▶ _Data section_:
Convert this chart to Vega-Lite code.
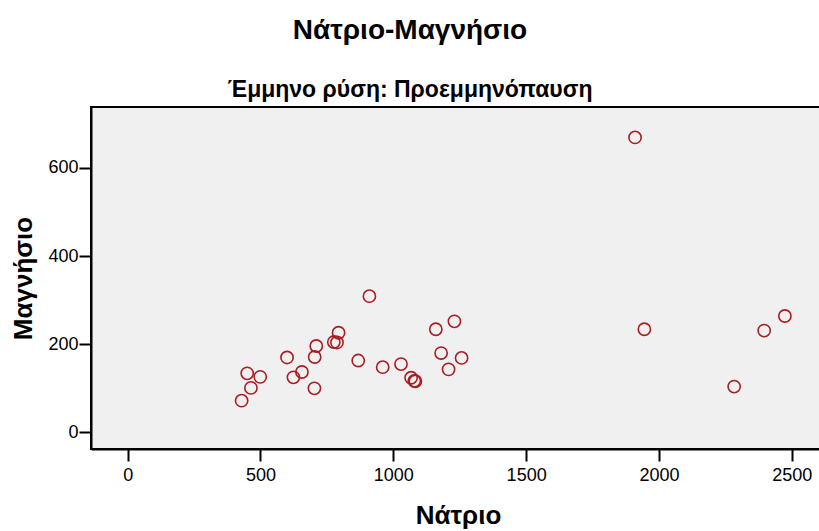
{
  "$schema": "https://vega.github.io/schema/vega-lite/v6.json",
  "width": 734,
  "height": 342,
  "autosize": {"type": "none"},
  "padding": {"left": 91, "top": 107, "right": 0, "bottom": 82},
  "background": "white",
  "title": {
    "text": "Νάτριο-Μαγνήσιο",
    "subtitle": "Έμμηνο ρύση: Προεμμηνόπαυση",
    "font": "Liberation Sans",
    "fontSize": 28,
    "fontWeight": "bold",
    "color": "black",
    "subtitleFont": "Liberation Sans",
    "subtitleFontSize": 23,
    "subtitleFontWeight": "bold",
    "subtitleColor": "black",
    "subtitlePadding": 34,
    "anchor": "middle",
    "dx": -48,
    "offset": 5
  },
  "config": {
    "view": {"fill": "#f0f0f0", "stroke": "black", "strokeWidth": 2},
    "axis": {
      "labelFont": "Liberation Sans",
      "labelFontSize": 18,
      "labelColor": "black",
      "titleFont": "Liberation Sans",
      "titleFontSize": 26,
      "titleFontWeight": "bold",
      "titleColor": "black",
      "domainColor": "black",
      "domainWidth": 2,
      "tickColor": "black",
      "tickWidth": 2,
      "tickSize": 12,
      "grid": false
    }
  },
  "data": {
    "values": [
      {"Natrio": 429, "Magnisio": 72},
      {"Natrio": 450, "Magnisio": 134},
      {"Natrio": 464, "Magnisio": 101},
      {"Natrio": 499, "Magnisio": 126},
      {"Natrio": 600, "Magnisio": 170},
      {"Natrio": 624, "Magnisio": 125},
      {"Natrio": 656, "Magnisio": 137},
      {"Natrio": 703, "Magnisio": 100},
      {"Natrio": 704, "Magnisio": 171},
      {"Natrio": 710, "Magnisio": 196},
      {"Natrio": 776, "Magnisio": 205},
      {"Natrio": 788, "Magnisio": 204},
      {"Natrio": 794, "Magnisio": 226},
      {"Natrio": 868, "Magnisio": 163},
      {"Natrio": 910, "Magnisio": 309},
      {"Natrio": 960, "Magnisio": 148},
      {"Natrio": 1029, "Magnisio": 155},
      {"Natrio": 1067, "Magnisio": 124},
      {"Natrio": 1079, "Magnisio": 117},
      {"Natrio": 1083, "Magnisio": 116},
      {"Natrio": 1160, "Magnisio": 234},
      {"Natrio": 1180, "Magnisio": 180},
      {"Natrio": 1208, "Magnisio": 143},
      {"Natrio": 1230, "Magnisio": 252},
      {"Natrio": 1257, "Magnisio": 169},
      {"Natrio": 1910, "Magnisio": 669},
      {"Natrio": 1945, "Magnisio": 234},
      {"Natrio": 2283, "Magnisio": 104},
      {"Natrio": 2396, "Magnisio": 231},
      {"Natrio": 2474, "Magnisio": 264}
    ]
  },
  "mark": {"type": "point", "shape": "circle", "filled": false, "size": 150, "strokeWidth": 1.6, "color": "#aa1d22", "opacity": 1},
  "encoding": {
    "x": {
      "field": "Natrio",
      "type": "quantitative",
      "title": "Νάτριο",
      "scale": {"domain": [-138, 2625], "nice": false, "zero": false},
      "axis": {"values": [0, 500, 1000, 1500, 2000, 2500], "format": "d", "labelPadding": 5, "titlePadding": 18}
    },
    "y": {
      "field": "Magnisio",
      "type": "quantitative",
      "title": "Μαγνήσιο",
      "scale": {"domain": [-37.6, 738], "nice": false, "zero": false},
      "axis": {"values": [0, 200, 400, 600], "format": "d", "labelPadding": 1, "titlePadding": 11}
    }
  }
}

▶ _Exercise goal_: Reproduce the full material exactly, excluding the pictures.

▶ _In response_:
Convert this chart to Vega-Lite code.
{
  "$schema": "https://vega.github.io/schema/vega-lite/v6.json",
  "width": 734,
  "height": 342,
  "autosize": {"type": "none"},
  "padding": {"left": 91, "top": 107, "right": 0, "bottom": 82},
  "background": "white",
  "title": {
    "text": "Νάτριο-Μαγνήσιο",
    "subtitle": "Έμμηνο ρύση: Προεμμηνόπαυση",
    "font": "Liberation Sans",
    "fontSize": 28,
    "fontWeight": "bold",
    "color": "black",
    "subtitleFont": "Liberation Sans",
    "subtitleFontSize": 23,
    "subtitleFontWeight": "bold",
    "subtitleColor": "black",
    "subtitlePadding": 34,
    "anchor": "middle",
    "dx": -48,
    "offset": 5
  },
  "config": {
    "view": {"fill": "#f0f0f0", "stroke": "black", "strokeWidth": 2},
    "axis": {
      "labelFont": "Liberation Sans",
      "labelFontSize": 18,
      "labelColor": "black",
      "titleFont": "Liberation Sans",
      "titleFontSize": 26,
      "titleFontWeight": "bold",
      "titleColor": "black",
      "domainColor": "black",
      "domainWidth": 2,
      "tickColor": "black",
      "tickWidth": 2,
      "tickSize": 12,
      "grid": false
    }
  },
  "data": {
    "values": [
      {"Natrio": 429, "Magnisio": 72},
      {"Natrio": 450, "Magnisio": 134},
      {"Natrio": 464, "Magnisio": 101},
      {"Natrio": 499, "Magnisio": 126},
      {"Natrio": 600, "Magnisio": 170},
      {"Natrio": 624, "Magnisio": 125},
      {"Natrio": 656, "Magnisio": 137},
      {"Natrio": 703, "Magnisio": 100},
      {"Natrio": 704, "Magnisio": 171},
      {"Natrio": 710, "Magnisio": 196},
      {"Natrio": 776, "Magnisio": 205},
      {"Natrio": 788, "Magnisio": 204},
      {"Natrio": 794, "Magnisio": 226},
      {"Natrio": 868, "Magnisio": 163},
      {"Natrio": 910, "Magnisio": 309},
      {"Natrio": 960, "Magnisio": 148},
      {"Natrio": 1029, "Magnisio": 155},
      {"Natrio": 1067, "Magnisio": 124},
      {"Natrio": 1079, "Magnisio": 117},
      {"Natrio": 1083, "Magnisio": 116},
      {"Natrio": 1160, "Magnisio": 234},
      {"Natrio": 1180, "Magnisio": 180},
      {"Natrio": 1208, "Magnisio": 143},
      {"Natrio": 1230, "Magnisio": 252},
      {"Natrio": 1257, "Magnisio": 169},
      {"Natrio": 1910, "Magnisio": 669},
      {"Natrio": 1945, "Magnisio": 234},
      {"Natrio": 2283, "Magnisio": 104},
      {"Natrio": 2396, "Magnisio": 231},
      {"Natrio": 2474, "Magnisio": 264}
    ]
  },
  "mark": {"type": "point", "shape": "circle", "filled": false, "size": 150, "strokeWidth": 1.6, "color": "#aa1d22", "opacity": 1},
  "encoding": {
    "x": {
      "field": "Natrio",
      "type": "quantitative",
      "title": "Νάτριο",
      "scale": {"domain": [-138, 2625], "nice": false, "zero": false},
      "axis": {"values": [0, 500, 1000, 1500, 2000, 2500], "format": "d", "labelPadding": 5, "titlePadding": 18}
    },
    "y": {
      "field": "Magnisio",
      "type": "quantitative",
      "title": "Μαγνήσιο",
      "scale": {"domain": [-37.6, 738], "nice": false, "zero": false},
      "axis": {"values": [0, 200, 400, 600], "format": "d", "labelPadding": 1, "titlePadding": 11}
    }
  }
}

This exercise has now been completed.